In 2016 the Australian Taxation office facilitated and enabled a multi-stakeholder forum, the Digital Business Council, which endorsed an Interoperability Framework of open standards to pave the way for a whole-of-economy approach to eInvoicing. The Interoperability Framework is designed to address the fragmentation in the procurement ecosystem - every trading network generally uses a unique combination of standards which limits an SME’s ability to exchange documents with multiple networks. The Framework also provides certainty on how a prescribed set of established open standards can be used to extend digital procurement to all businesses.

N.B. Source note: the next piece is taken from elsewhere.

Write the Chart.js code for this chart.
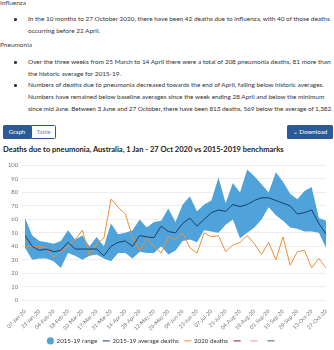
<!DOCTYPE html>
<html>
<head>
<meta charset="utf-8">
<script src="https://cdn.jsdelivr.net/npm/chart.js@4.4.1/dist/chart.umd.min.js"></script>
<style>
  html, body { margin: 0; padding: 0; background: #fff; }
  body { width: 334px; height: 350px; position: relative; overflow: hidden;
         font-family: Lato, "Open Sans", sans-serif; color: #333; }
  .t { position: absolute; left: 0; white-space: nowrap; font-size: 6.5px; line-height: 12px; color: #444; }
  .b { position: absolute; left: 28px; white-space: nowrap; font-size: 6.45px; line-height: 11.8px; }
  .dot { position: absolute; left: -14px; width: 2.5px; height: 2.5px; border-radius: 50%; background: #333; }
  .btn { position: absolute; top: 125px; height: 14px; box-sizing: border-box; font-size: 6.2px;
         line-height: 14px; text-align: center; }
  #graph { left: 3px; width: 28px; background: #2c5a96; color: #fff; border-radius: 1.5px 0 0 1.5px; }
  #table { left: 31px; width: 25px; background: #fff; color: #6f8fb8; border: 1px solid #2c5a96;
           line-height: 12px; border-radius: 0 1.5px 1.5px 0; }
  #dl { left: 287px; width: 46px; background: #2c5a96; color: #fff; border-radius: 1.5px; }
  #title { position: absolute; left: 3px; top: 145px; white-space: nowrap; font-size: 7.55px;
           font-weight: bold; color: #222; }
  #wrap { position: absolute; left: 0; top: 158px; width: 334px; height: 196px; }
</style>
</head>
<body>
<div class="t" style="top:-3px;">Influenza</div>
<div class="b" style="top:13px;"><span class="dot" style="top:5px;"></span>In the 10 months to 27 October 2020, there have been 42 deaths due to influenza, with 40 of those deaths<br>occurring before 22 April.</div>
<div class="t" style="top:39px;">Pneumonia</div>
<div class="b" style="top:56px;"><span class="dot" style="top:5px;"></span>Over the three weeks from 25 March to 14 April there were a total of 208 pneumonia deaths, 81 more than<br>the historic average for 2015-19.</div>
<div class="b" style="top:79px;"><span class="dot" style="top:5px;"></span>Numbers of deaths due to pneumonia decreased towards the end of April, falling below historic averages.<br>Numbers have remained below baseline averages since the week ending 28 April and below the minimum<br><span style="letter-spacing:-0.07px;">since mid June. Between 3 June and 27 October, there have been 813 deaths, 569 below the average of 1,382.</span></div>

<div class="btn" id="graph">Graph</div>
<div class="btn" id="table">Table</div>
<div class="btn" id="dl">&#x2304; Download</div>

<div id="title">Deaths due to pneumonia, Australia, 1 Jan - 27 Oct 2020 vs 2015-2019 benchmarks</div>

<div id="wrap"><canvas id="c"></canvas></div>

<script>
// Week-ending dates, 2020
const weeks = [
  '07-Jan-20','14-Jan-20','21-Jan-20','28-Jan-20','04-Feb-20','11-Feb-20','18-Feb-20','25-Feb-20',
  '03-Mar-20','10-Mar-20','17-Mar-20','24-Mar-20','31-Mar-20','07-Apr-20','14-Apr-20','21-Apr-20',
  '28-Apr-20','05-May-20','12-May-20','19-May-20','26-May-20','02-Jun-20','09-Jun-20','16-Jun-20',
  '23-Jun-20','30-Jun-20','07-Jul-20','14-Jul-20','21-Jul-20','28-Jul-20','04-Aug-20','11-Aug-20',
  '18-Aug-20','25-Aug-20','01-Sep-20','08-Sep-20','15-Sep-20','22-Sep-20','29-Sep-20','06-Oct-20',
  '13-Oct-20','20-Oct-20','27-Oct-20'
];

// 2015-19 minimum and maximum weekly deaths
const rangeMin = [39,30,31,31,29,24,35,33,30,33,34,31,29,35,35,31,36,35,35,40,34,37,44,45,43,52,51,50,56,60,46,50,54,60,69,63,59,54,53,51,51,50,39];
const rangeMax = [61,48,44,43,42,44,52,45,48,40,47,40,57,49,50,52,60,54,58,59,68,58,71,77,66,71,74,91,72,87,80,97,92,86,80,95,88,79,75,81,84,61,59];

// 2015-19 average weekly deaths
const average = [48,40,37,38,36,37,43,38,38,38,38,33,40,43,44,40,48,47,46.5,55,51,50,57,61,55,60,65,67,66,71,69.5,71,74,76,76,74,72,70,64,65,67,57,49];

// 2020 weekly deaths
const deaths2020 = [40,40,40,39,32,36,40,45,52,33,42,46,75,69,64,47,37,46,40,35,47,45,50,39,35,50,47,48,36,41,43,48,42,34,43,30,47,26,36,37,24,31,24];

const yTicks = [0,10,20,30,40,50,60,70,80,90,100];

new Chart(document.getElementById('c'), {
  type: 'line',
  data: {
    labels: weeks,
    datasets: [
      { label: 'min', data: rangeMin, borderWidth: 0, pointRadius: 0, fill: false,
        borderColor: 'rgba(0,0,0,0)', backgroundColor: '#4fa3da', order: 3 },
      { label: '2015-19 range', data: rangeMax, borderWidth: 0, pointRadius: 0, fill: '-1',
        borderColor: 'rgba(0,0,0,0)', backgroundColor: '#4fa3da', pointStyle: 'circle', order: 3 },
      { label: '2015-19 average deaths', data: average, borderColor: '#1c3e68', backgroundColor: '#1c3e68',
        borderWidth: 1, pointRadius: 0, fill: false, pointStyle: 'line', order: 1, tension: 0 },
      { label: '2020 deaths', data: deaths2020, borderColor: '#e8913a', backgroundColor: '#e8913a',
        borderWidth: 1, pointRadius: 0, fill: false, pointStyle: 'line', order: 2, tension: 0 },
      { label: ' ', data: [], borderColor: '#8c1c33', backgroundColor: '#8c1c33', borderWidth: 1, pointStyle: 'line', order: 4 },
      { label: ' ', data: [], borderColor: '#f090a4', backgroundColor: '#f090a4', borderWidth: 1, pointStyle: 'line', order: 4 },
      { label: ' ', data: [], borderColor: '#4a5870', backgroundColor: '#4a5870', borderWidth: 1, pointStyle: 'line', order: 4 }
    ]
  },
  options: {
    responsive: true,
    maintainAspectRatio: false,
    animation: false,
    layout: { padding: { top: 6, right: 8, left: 0, bottom: 0 } },
    plugins: {
      tooltip: { enabled: false },
      legend: {
        position: 'bottom',
        labels: {
          usePointStyle: true,
          boxHeight: 5,
          padding: 6,
          color: '#333',
          font: { family: 'Lato, sans-serif', size: 6.2 },
          filter: (item) => item.text !== 'min',
          sort: (a, b) => a.datasetIndex - b.datasetIndex
        }
      }
    },
    scales: {
      x: {
        grid: { display: false },
        border: { display: false },
        ticks: {
          autoSkip: false,
          maxRotation: 45, minRotation: 45,
          padding: 0,
          color: '#777',
          font: { family: 'Lato, sans-serif', size: 5.4 },
          callback: function (v, i) { return i % 2 === 0 ? this.getLabelForValue(v) : ''; }
        }
      },
      y: {
        min: 0, max: 100,
        afterBuildTicks: (s) => { s.ticks = yTicks.map(v => ({ value: v })); },
        afterFit: (s) => { s.width = 25; },
        grid: { color: '#e9e9e9', tickLength: 3, lineWidth: 0.8 },
        border: { display: false },
        ticks: { padding: 4, color: '#777', font: { family: 'Lato, sans-serif', size: 5.8 } }
      }
    }
  }
});
</script>
</body>
</html>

The DCAFOnline Procurement Initiative promotes the use of the Interoperability Framework to create an ecosystem of digital Access Points, all able to interoperate (easily exchange information) with one another. The philosophy behind the framework “commoditising business-to-business (B2B) integration using open standards that are royalty free, are publicly available and supported by open source and commercial software” will also continue to be promoted under this initiative. Every business should have connectivity via an Access Point into the digital world – irrespective of whether the Access Point is incorporated into business management software, implemented as separate internal or external B2B integration platform
The Interoperability Framework employs a 4-corner model. The model is based on proven international standards and is designed for extensibility. Access Points and Digital Capability Publishers can be implemented by businesses with technology capability our procured from third party technology providers.
We will initially support eInvoicing. During the latter half of this year we will begin work to support other activities and stages within the procurement lifecycle, including payments, remittances, purchase orders, supply chain financing etc.
In the longer term we will focus on other supply chains such as logistics, trade facilitation and reporting - not necessarily in that order.